This week, our favourite dinner time burgers are paired with flavour-packed prawns, crunchy slaw and creamy aioli. Burger night is quickly becoming a staple in our home, how about yours? *We’ve replaced the bao buns in this recipe with burger buns due to local ingredient availability. It’ll be just as delicious, just follow your recipe card!*
6
bao buns
(Contains: Gluten, Wheat; )
1 sachet
Chilli Flakes
1
Spring Onion
2 packet
Potato
1 sachet
Chicken-Style Stock Powder
2
Garlic
1 packet
Garlic Aioli
(Contains: Eggs, Soy; )
1 packet
Shredded Cabbage Mix
1 packet
Sweet Soy Seasoning
(Contains: Gluten, Wheat, Soy; )
1
Radish
200 g
Peeled Prawns
(Contains: Crustaceans; )

• Preheat oven to 240°C/220°C fan-forced. In a small microwave-safe bowl, microwave the butter until melted. Cut potato into fries. • Place fries on a lined oven tray. Sprinkle over chicken-style stock powder, chilli flakes (if using) and drizzle over melted butter. Toss to coat. • Spread out evenly, then bake until tender, 20-25 minutes.
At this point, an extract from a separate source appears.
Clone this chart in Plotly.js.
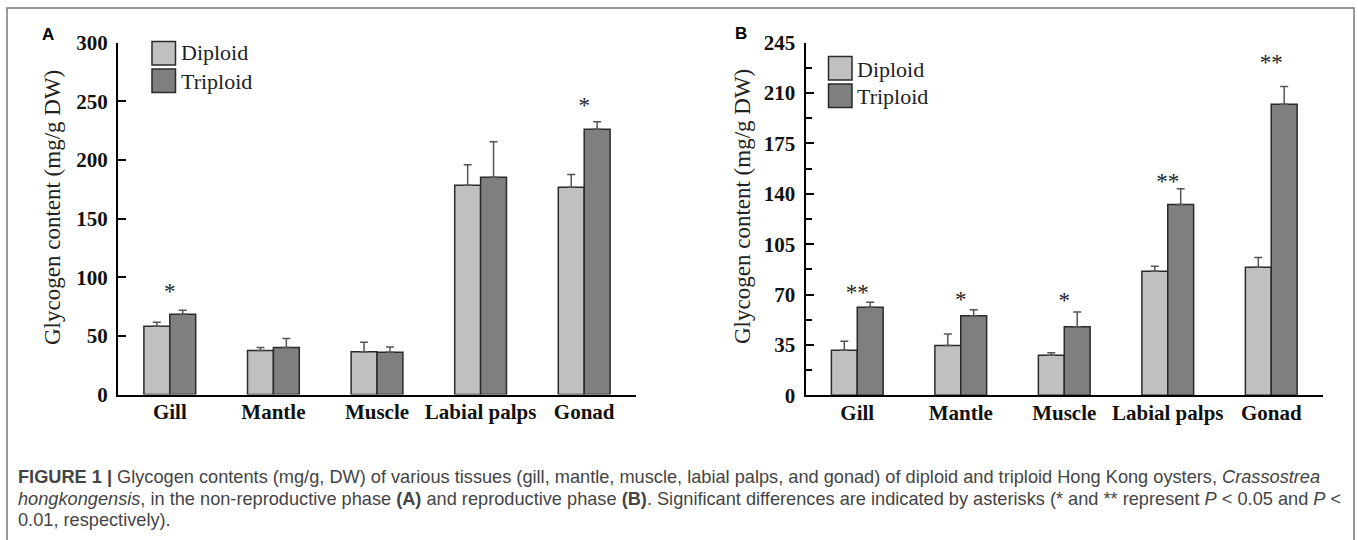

• Meanwhile, finely chop garlic. Thinly slice radish and spring onion. • In a medium bowl, combine peeled prawns, sweet soy seasoning, half the garlic and a drizzle of olive oil. Set aside.

• When the potatoes have 10 minutes remaining, remove tray from the oven. Sprinkle over remaining garlic and return to oven to bake until golden.

• In a large frying pan, heat a drizzle of olive oil over medium-high heat. • Cook prawns, tossing, until pink and starting to curl up, 3-4 minutes.

• Meanwhile, combine shredded cabbage mix, radish, the honey and a drizzle of vinegar and olive oil in a large bowl. Season to taste. • Halve burger buns and bake directly on a wire oven rack until heated through, 2-3 minutes.

• Fill burger buns with sweet soy prawns and some radish slaw. Top with spring onion and drizzle over garlic aioli. • Serve with chilli garlic fries and any remaining radish slaw. Enjoy!